**WHAT IS BEING ASKED**.
Take the listing from its first line through the line that contains "const yTickLabels = ['0', '.2', '.4', '.6', '.8', '1'];" and please retype those lines exactly, leaving out the pictures.

**EXTRACTED ENTRIES**.
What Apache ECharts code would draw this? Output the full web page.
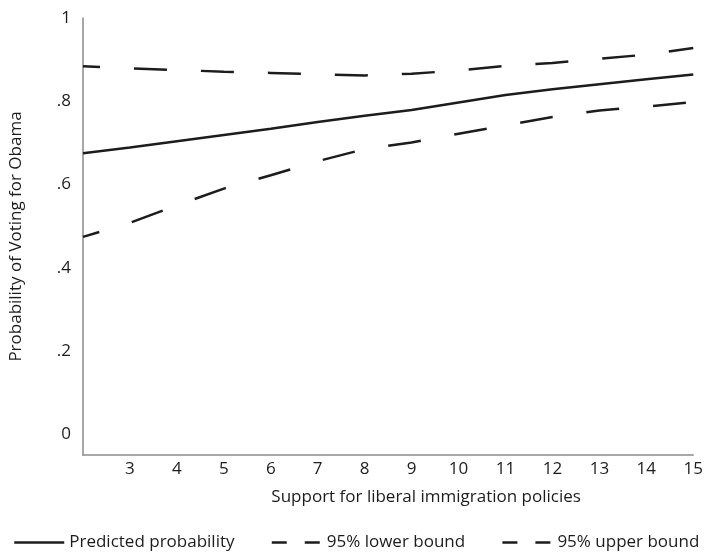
<!DOCTYPE html>
<html>
<head>
<meta charset="utf-8">
<script src="https://cdn.jsdelivr.net/npm/echarts@6/dist/echarts.min.js"></script>
<style>
  html, body { margin: 0; padding: 0; background: #fff; }
  #chart { width: 706px; height: 552px; }
</style>
</head>
<body>
<div id="chart"></div>
<script>
// Support for liberal immigration policies (x) and predicted probability of voting for Obama
const supportLevels = [2, 3, 4, 5, 6, 7, 8, 9, 10, 11, 12, 13, 14, 15];
const predicted   = [0.675, 0.689, 0.704, 0.719, 0.734, 0.750, 0.765, 0.779, 0.797, 0.815, 0.829, 0.841, 0.853, 0.864];
const lowerBound  = [0.474, 0.508, 0.550, 0.590, 0.622, 0.656, 0.685, 0.701, 0.722, 0.742, 0.762, 0.778, 0.787, 0.798];
const upperBound  = [0.884, 0.879, 0.875, 0.871, 0.868, 0.865, 0.862, 0.866, 0.874, 0.885, 0.892, 0.902, 0.912, 0.928];

const xTickLabels = ['3', '4', '5', '6', '7', '8', '9', '10', '11', '12', '13', '14', '15'];
const yTickValues = [0, 0.2, 0.4, 0.6, 0.8, 1];
const yTickLabels = ['0', '.2', '.4', '.6', '.8', '1'];

const seriesNames = ['Predicted probability', '95% lower bound', '95% upper bound'];

const FONT = '"Open Sans", Lato, sans-serif';
const INK = '#1c1c1c';
const AXIS = '#8a8a8a';
const DASH = [33, 34];
const LEGEND_DASH = [15, 18];

function pairs(values) {
  return supportLevels.map((x, i) => [x, values[i]]);
}

const chart = echarts.init(document.getElementById('chart'), null, { renderer: 'canvas' });

chart.setOption({
  animation: false,
  backgroundColor: '#ffffff',
  grid: { left: 80, right: 9, top: 18, bottom: 97, containLabel: false },
  xAxis: {
    type: 'value',
    min: 2,
    max: 15,
    name: 'Support for liberal immigration policies',
    nameLocation: 'middle',
    nameGap: 34,
    nameTextStyle: { fontFamily: FONT, fontSize: 17, color: INK, padding: [0, 0, 0, 76] },
    axisLine: { show: true, onZero: false, lineStyle: { color: AXIS, width: 1.5 } },
    axisTick: { show: false },
    splitLine: { show: false },
    axisLabel: {
      customValues: xTickLabels.map(Number),
      formatter: v => xTickLabels[xTickLabels.indexOf(String(v))] || '',
      fontFamily: FONT, fontSize: 17, color: INK, margin: 6
    }
  },
  yAxis: {
    type: 'value',
    min: -0.05,
    max: 1,
    name: 'Probability of Voting for Obama',
    nameLocation: 'middle',
    nameGap: 58,
    nameRotate: 90,
    nameTextStyle: { fontFamily: FONT, fontSize: 17, color: INK },
    axisLine: { show: true, onZero: false, lineStyle: { color: AXIS, width: 1.5 } },
    axisTick: { show: false },
    splitLine: { show: false },
    axisLabel: {
      customValues: yTickValues,
      formatter: v => {
        const i = yTickValues.findIndex(t => Math.abs(t - v) < 1e-9);
        return i >= 0 ? yTickLabels[i] : '';
      },
      fontFamily: FONT, fontSize: 17, color: INK, margin: 12
    }
  },
  legend: {
    show: true,
    orient: 'horizontal',
    top: 529,
    left: 8,
    itemGap: 36,
    itemWidth: 50,
    itemHeight: 10,
    itemStyle: { opacity: 0 },
    lineStyle: { width: 2.5 },
    textStyle: { fontFamily: FONT, fontSize: 17, color: INK },
    data: [
      { name: seriesNames[0] },
      { name: seriesNames[1], lineStyle: { type: LEGEND_DASH, dashOffset: 0 } },
      { name: seriesNames[2], lineStyle: { type: LEGEND_DASH, dashOffset: 0 } }
    ]
  },
  series: [
    {
      name: seriesNames[0],
      type: 'line',
      data: pairs(predicted),
      showSymbol: false,
      symbol: 'none',
      lineStyle: { color: INK, width: 2.5, type: 'solid' },
      itemStyle: { color: INK }
    },
    {
      name: seriesNames[1],
      type: 'line',
      data: pairs(lowerBound),
      showSymbol: false,
      symbol: 'none',
      lineStyle: { color: INK, width: 2.5, type: DASH, dashOffset: 16 },
      itemStyle: { color: INK }
    },
    {
      name: seriesNames[2],
      type: 'line',
      data: pairs(upperBound),
      showSymbol: false,
      symbol: 'none',
      lineStyle: { color: INK, width: 2.5, type: DASH, dashOffset: 16 },
      itemStyle: { color: INK }
    }
  ]
});
</script>
</body>
</html>
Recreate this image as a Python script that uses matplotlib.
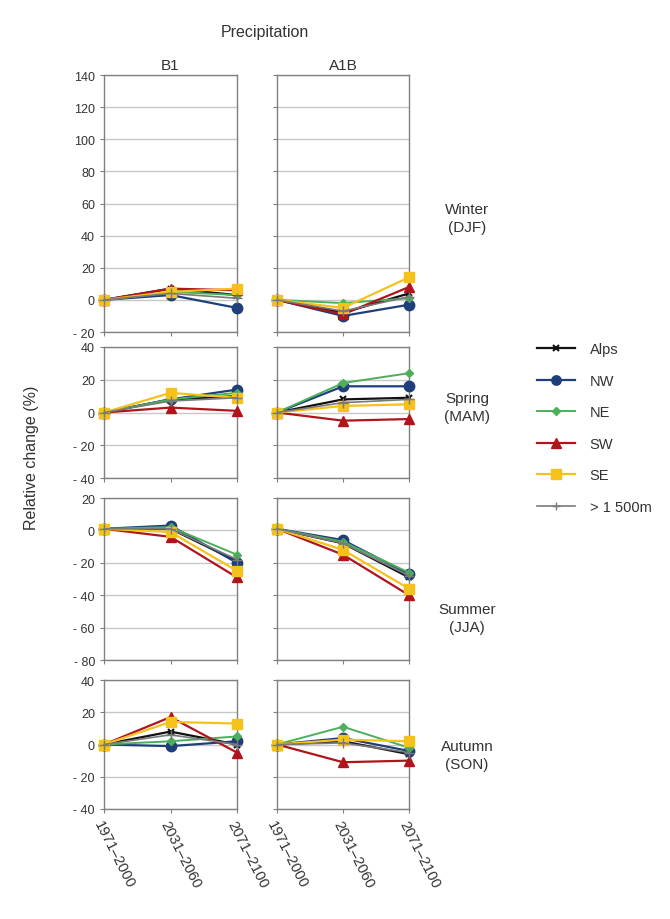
import matplotlib
matplotlib.use("Agg")
import matplotlib.pyplot as plt

plt.rcParams['font.family'] = ['Liberation Sans', 'DejaVu Sans']

periods = ["1971\u20132000", "2031\u20132060", "2071\u20132100"]
regions = ["Alps", "NW", "NE", "SW", "SE", "> 1 500m"]
scenarios = ["B1", "A1B"]
seasons = ["Winter\n(DJF)", "Spring\n(MAM)", "Summer\n(JJA)", "Autumn\n(SON)"]

# relative change (%) per region, one list per scenario: [1971-2000, 2031-2060, 2071-2100]
winter_b1 = {"Alps": [0, 7, 3], "NW": [0, 3, -5], "NE": [0, 5, 3],
             "SW": [0, 7, 6], "SE": [0, 5, 7], "> 1 500m": [0, 4, 1]}
winter_a1b = {"Alps": [0, -8, 4], "NW": [0, -10, -3], "NE": [0, -2, 1],
              "SW": [0, -9, 8], "SE": [0, -5, 14], "> 1 500m": [0, -7, 2]}
spring_b1 = {"Alps": [0, 8, 10], "NW": [0, 8, 14], "NE": [0, 8, 12],
             "SW": [0, 3, 1], "SE": [0, 12, 9], "> 1 500m": [0, 7, 9]}
spring_a1b = {"Alps": [0, 8, 9], "NW": [0, 16, 16], "NE": [0, 18, 24],
              "SW": [0, -5, -4], "SE": [0, 4, 5], "> 1 500m": [0, 6, 8]}
summer_b1 = {"Alps": [1, 1, -19], "NW": [1, 3, -20], "NE": [1, 2, -15],
             "SW": [1, -4, -29], "SE": [1, -1, -25], "> 1 500m": [1, 1, -18]}
summer_a1b = {"Alps": [1, -8, -29], "NW": [1, -6, -27], "NE": [1, -7, -26],
              "SW": [1, -15, -40], "SE": [1, -12, -36], "> 1 500m": [1, -8, -28]}
autumn_b1 = {"Alps": [0, 8, 0], "NW": [0, -1, 2], "NE": [0, 2, 5],
             "SW": [0, 17, -5], "SE": [0, 14, 13], "> 1 500m": [0, 6, 0]}
autumn_a1b = {"Alps": [0, 2, -6], "NW": [0, 4, -4], "NE": [0, 11, -2],
              "SW": [0, -11, -10], "SE": [0, 3, 2], "> 1 500m": [0, 1, -5]}

season_data = [(winter_b1, winter_a1b), (spring_b1, spring_a1b),
               (summer_b1, summer_a1b), (autumn_b1, autumn_a1b)]
y_limits = [(-20, 140), (-40, 40), (-80, 20), (-40, 40)]

styles = {
    "Alps": dict(color="#111111", marker="x", ms=5, lw=1.6, mew=1.5),
    "NW": dict(color="#1f3f7a", marker="o", ms=7.5, lw=1.6),
    "NE": dict(color="#4caf5a", marker="D", ms=4.5, lw=1.4),
    "SW": dict(color="#b0141c", marker="^", ms=7.5, lw=1.6),
    "SE": dict(color="#f5c21b", marker="s", ms=7.5, lw=1.6),
    "> 1 500m": dict(color="#7a7a7a", marker="+", ms=7, lw=1.2),
}

fig = plt.figure(figsize=(6.7, 9.2), dpi=100)

# panel rows in pixels (top, bottom) and columns (left, right)
rows_px = [(76, 333), (348, 479), (499, 661), (681, 810)]
cols_px = [(104, 237), (277, 409)]
season_y = [219, 408, 619, 756]
W, H = 670, 920
text_col = "#333333"

axes = []
for r, (top, bot) in enumerate(rows_px):
    for c, (left, right) in enumerate(cols_px):
        ax = fig.add_axes([left / W, 1 - bot / H, (right - left) / W, (bot - top) / H])
        data = season_data[r][c]
        x = range(len(periods))
        for reg in regions:
            ax.plot(x, data[reg], clip_on=False, zorder=3, **styles[reg])
        lo, hi = y_limits[r]
        ax.set_ylim(lo, hi)
        ax.set_xlim(0, 2)
        ticks = list(range(lo, hi + 1, 20))
        ax.set_yticks(ticks)
        ax.yaxis.grid(True, color="#c8c8c8", lw=1)
        ax.set_axisbelow(True)
        for s in ax.spines.values():
            s.set_color("#808080")
            s.set_linewidth(1)
        ax.tick_params(colors="#808080", length=3, labelcolor=text_col, labelsize=9)
        if c == 0:
            ax.set_yticklabels([f"- {abs(t)}" if t < 0 else str(t) for t in ticks])
        else:
            ax.set_yticklabels([])
        ax.set_xticks([0, 1, 2])
        if r == len(rows_px) - 1:
            ax.set_xticklabels(periods, rotation=-63, ha="left", va="top",
                               rotation_mode="anchor", fontsize=10.5)
        else:
            ax.set_xticklabels([])
        if r == 0:
            ax.set_title(scenarios[c], fontsize=11, color=text_col, pad=4)
        axes.append(ax)
    fig.text(467 / W, 1 - season_y[r] / H, seasons[r], ha="center", va="center",
             fontsize=11, color=text_col, linespacing=1.3)

fig.text(265 / W, 1 - 33 / H, "Precipitation", ha="center", va="center",
         fontsize=11.5, color=text_col)
fig.text(32 / W, 1 - 458 / H, "Relative change (%)", ha="center", va="center",
         rotation=90, fontsize=11.5, color=text_col)

handles = [axes[0].lines[i] for i in range(len(regions))]
fig.legend(handles, regions, loc="upper left", bbox_to_anchor=(524 / W, 1 - 330 / H),
           frameon=False, fontsize=10.5, labelcolor=text_col, handlelength=2.6,
           labelspacing=1.2, handletextpad=1.0, markerscale=0.9)

fig.savefig("out.png", dpi=100, facecolor="white")
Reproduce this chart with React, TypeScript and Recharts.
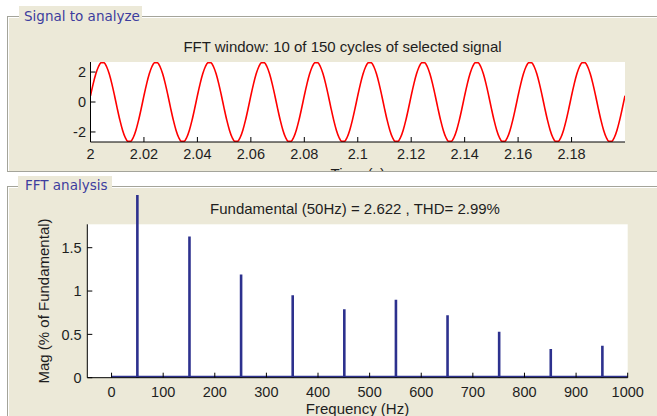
import React from "react";
import {
  ComposedChart, Line, Bar, XAxis, YAxis, CartesianGrid, ReferenceLine,
} from "recharts";

// signal window: 10 cycles of 50 Hz, one sample per ms starting at t = 2 s
const signalStart = 2;
const sampleStep = 0.001;
const signalValues = [
  0.42, 1.21, 1.88, 2.37, 2.63, 2.63, 2.37, 1.88, 1.21, 0.42, -0.42, -1.21, -1.88, -2.37, -2.63, -2.63, -2.37, -1.88, -1.21, -0.42,
  0.42, 1.21, 1.88, 2.37, 2.63, 2.63, 2.37, 1.88, 1.21, 0.42, -0.42, -1.21, -1.88, -2.37, -2.63, -2.63, -2.37, -1.88, -1.21, -0.42,
  0.42, 1.21, 1.88, 2.37, 2.63, 2.63, 2.37, 1.88, 1.21, 0.42, -0.42, -1.21, -1.88, -2.37, -2.63, -2.63, -2.37, -1.88, -1.21, -0.42,
  0.42, 1.21, 1.88, 2.37, 2.63, 2.63, 2.37, 1.88, 1.21, 0.42, -0.42, -1.21, -1.88, -2.37, -2.63, -2.63, -2.37, -1.88, -1.21, -0.42,
  0.42, 1.21, 1.88, 2.37, 2.63, 2.63, 2.37, 1.88, 1.21, 0.42, -0.42, -1.21, -1.88, -2.37, -2.63, -2.63, -2.37, -1.88, -1.21, -0.42,
  0.42, 1.21, 1.88, 2.37, 2.63, 2.63, 2.37, 1.88, 1.21, 0.42, -0.42, -1.21, -1.88, -2.37, -2.63, -2.63, -2.37, -1.88, -1.21, -0.42,
  0.42, 1.21, 1.88, 2.37, 2.63, 2.63, 2.37, 1.88, 1.21, 0.42, -0.42, -1.21, -1.88, -2.37, -2.63, -2.63, -2.37, -1.88, -1.21, -0.42,
  0.42, 1.21, 1.88, 2.37, 2.63, 2.63, 2.37, 1.88, 1.21, 0.42, -0.42, -1.21, -1.88, -2.37, -2.63, -2.63, -2.37, -1.88, -1.21, -0.42,
  0.42, 1.21, 1.88, 2.37, 2.63, 2.63, 2.37, 1.88, 1.21, 0.42, -0.42, -1.21, -1.88, -2.37, -2.63, -2.63, -2.37, -1.88, -1.21, -0.42,
  0.42, 1.21, 1.88, 2.37, 2.63, 2.63, 2.37, 1.88, 1.21, 0.42, -0.42, -1.21, -1.88, -2.37, -2.63, -2.63, -2.37, -1.88, -1.21, -0.42,
  0.42,
];
const timeTicks = [2, 2.02, 2.04, 2.06, 2.08, 2.1, 2.12, 2.14, 2.16, 2.18];
const signalTicks = [-2, 0, 2];

// FFT: fundamental + odd harmonics, magnitude in % of fundamental
const fundamentalFreq = 50;
const fundamentalMag = 100;
const harmonicFreqs = [150, 250, 350, 450, 550, 650, 750, 850, 950];
const harmonicMags = [1.63, 1.19, 0.95, 0.79, 0.9, 0.72, 0.53, 0.33, 0.37];
const residualMag = 0.012;
const spectrumRange = [0, 1000];
const freqTicks = [0, 100, 200, 300, 400, 500, 600, 700, 800, 900, 1000];
const magTicks = [0, 0.5, 1, 1.5];

const FONT = '"Liberation Sans", Arial, sans-serif';
const PANEL_FONT = '"DejaVu Sans", Tahoma, sans-serif';
const BEIGE = "#ECE9D8";
const NAVY = "#2D318E";
const tickStyle = { fill: "#1e1e1e", fontSize: 14.5, fontFamily: FONT };

export default function App() {
  const signalData = signalValues.map((v, i) => ({ t: signalStart + i * sampleStep, v }));
  const fftData = harmonicFreqs.map((f, i) => ({ f, m: harmonicMags[i] }));

  return (
    <div style={{ position: "absolute", left: 0, top: 0, width: 657, height: 416, overflow: "hidden", background: "#fff" }}>
      {/* group boxes */}
      <div style={{
        position: "absolute", left: 7, top: 16, width: 700, height: 156, boxSizing: "border-box",
        background: BEIGE, borderTop: "1px solid #a4a49a", borderLeft: "1px solid #a4a49a", borderBottom: "1px solid #a4a49a",
        boxShadow: "inset 1px 1px 0 #fff",
      }} />
      <div style={{
        position: "absolute", left: 7, top: 186, width: 700, height: 300, boxSizing: "border-box",
        background: BEIGE, borderTop: "1px solid #a4a49a", borderLeft: "1px solid #a4a49a",
        boxShadow: "inset 1px 1px 0 #fff",
      }} />

      {/* signal plot */}
      <div style={{ position: "absolute", left: 0, top: 30, width: 657, height: 141, overflow: "hidden" }}>
        <ComposedChart width={657} height={150} data={signalData} margin={{ top: 32, right: 32, bottom: 0, left: 0 }}>
          <CartesianGrid horizontal={false} vertical={false} fill="#fff" fillOpacity={1} />
          <XAxis
            dataKey="t" type="number" domain={[2, 2.2]} ticks={timeTicks} interval={0} allowDataOverflow
            height={38} stroke="#000" tickSize={-5} tickMargin={11.5} tick={tickStyle}
            label={{ value: "Time (s)", position: "insideBottom", offset: 1, fill: "#1e1e1e", fontSize: 15, fontFamily: FONT }}
          />
          <XAxis xAxisId="top" orientation="top" type="number" domain={[2, 2.2]} ticks={timeTicks} interval={0}
            allowDataOverflow height={0} stroke="#000" tickSize={-5} tick={false} />
          <YAxis
            type="number" domain={[-2.67, 2.67]} ticks={signalTicks} interval={0} allowDataOverflow
            width={90.5} stroke="#000" tickSize={-5} tickMargin={9.5} tick={tickStyle}
          />
          <YAxis yAxisId="right" orientation="right" type="number" domain={[-2.67, 2.67]} ticks={signalTicks}
            interval={0} allowDataOverflow width={0} stroke="#000" tickSize={-5} tick={false} />
          <Line type="monotone" dataKey="v" stroke="#ff0000" strokeWidth={1.6} dot={false} isAnimationActive={false} />
        </ComposedChart>
      </div>

      {/* FFT plot */}
      <div style={{ position: "absolute", left: 0, top: 195, width: 657, height: 221, overflow: "hidden" }}>
        <ComposedChart width={657} height={221} data={fftData} margin={{ top: 29.3, right: 29.3, bottom: 0, left: 0 }}>
          <CartesianGrid horizontal={false} vertical={false} fill="#fff" fillOpacity={1} />
          <XAxis
            dataKey="f" type="number" domain={[-47, 1000]} ticks={freqTicks} interval={0} allowDataOverflow
            height={38.3} stroke="#000" tickSize={-5} tickMargin={13.8} tick={tickStyle}
            label={{ value: "Frequency (Hz)", position: "insideBottom", offset: 2, fill: "#1e1e1e", fontSize: 15, fontFamily: FONT }}
          />
          <XAxis xAxisId="top" orientation="top" type="number" domain={[-47, 1000]} ticks={freqTicks} interval={0}
            allowDataOverflow height={0} stroke="#000" tickSize={-5} tick={false} />
          <YAxis
            type="number" domain={[0, 1.77]} ticks={magTicks} interval={0} allowDataOverflow
            width={87.3} stroke="#000" tickSize={-5} tickMargin={10.6} tick={tickStyle}
            label={{ value: "Mag (% of Fundamental)", angle: -90, position: "center", fill: "#1e1e1e", fontSize: 15, fontFamily: FONT }}
          />
          <YAxis yAxisId="right" orientation="right" type="number" domain={[0, 1.77]} ticks={magTicks}
            interval={0} allowDataOverflow width={0} stroke="#000" tickSize={-5} tick={false} />
          <ReferenceLine
            segment={[{ x: spectrumRange[0], y: residualMag }, { x: spectrumRange[1], y: residualMag }]}
            stroke={NAVY} strokeWidth={1.6}
          />
          <Bar dataKey="m" barSize={2.6} fill={NAVY} isAnimationActive={false} />
          <ReferenceLine
            segment={[{ x: fundamentalFreq, y: 0 }, { x: fundamentalFreq, y: fundamentalMag }]}
            ifOverflow="visible" stroke={NAVY} strokeWidth={2.6}
          />
        </ComposedChart>
      </div>

      {/* titles and group box captions */}
      <svg width={657} height={416} style={{ position: "absolute", left: 0, top: 0, pointerEvents: "none" }}>
        <rect x={19} y={6} width={123} height={18} fill={BEIGE} />
        <text x={24} y={20.7} fill="#3d3d9e" fontSize={13.5} fontFamily={PANEL_FONT}>Signal to analyze</text>
        <rect x={18} y={176} width={94} height={16} fill={BEIGE} />
        <text x={25} y={190} fill="#3d3d9e" fontSize={13.5} fontFamily={PANEL_FONT}>FFT analysis</text>
        <text x={342.5} y={52.3} textAnchor="middle" fill="#1e1e1e" fontSize={15} fontFamily={FONT}>
          FFT window: 10 of 150 cycles of selected signal
        </text>
        <text x={355} y={213.5} textAnchor="middle" fill="#1e1e1e" fontSize={15} fontFamily={FONT}>
          Fundamental (50Hz) = 2.622 , THD= 2.99%
        </text>
      </svg>
    </div>
  );
}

**ANSWER FOR THE TASK**.
What Apache ECharts code would draw this? Output the full web page.
<!DOCTYPE html>
<html>
<head>
<meta charset="utf-8">
<script src="https://cdn.jsdelivr.net/npm/echarts@6/dist/echarts.min.js"></script>
<style>
  html, body { margin: 0; padding: 0; background: #fff; }
  #chart { width: 706px; height: 552px; }
</style>
</head>
<body>
<div id="chart"></div>
<script>
// Support for liberal immigration policies (x) and predicted probability of voting for Obama
const supportLevels = [2, 3, 4, 5, 6, 7, 8, 9, 10, 11, 12, 13, 14, 15];
const predicted   = [0.675, 0.689, 0.704, 0.719, 0.734, 0.750, 0.765, 0.779, 0.797, 0.815, 0.829, 0.841, 0.853, 0.864];
const lowerBound  = [0.474, 0.508, 0.550, 0.590, 0.622, 0.656, 0.685, 0.701, 0.722, 0.742, 0.762, 0.778, 0.787, 0.798];
const upperBound  = [0.884, 0.879, 0.875, 0.871, 0.868, 0.865, 0.862, 0.866, 0.874, 0.885, 0.892, 0.902, 0.912, 0.928];

const xTickLabels = ['3', '4', '5', '6', '7', '8', '9', '10', '11', '12', '13', '14', '15'];
const yTickValues = [0, 0.2, 0.4, 0.6, 0.8, 1];
const yTickLabels = ['0', '.2', '.4', '.6', '.8', '1'];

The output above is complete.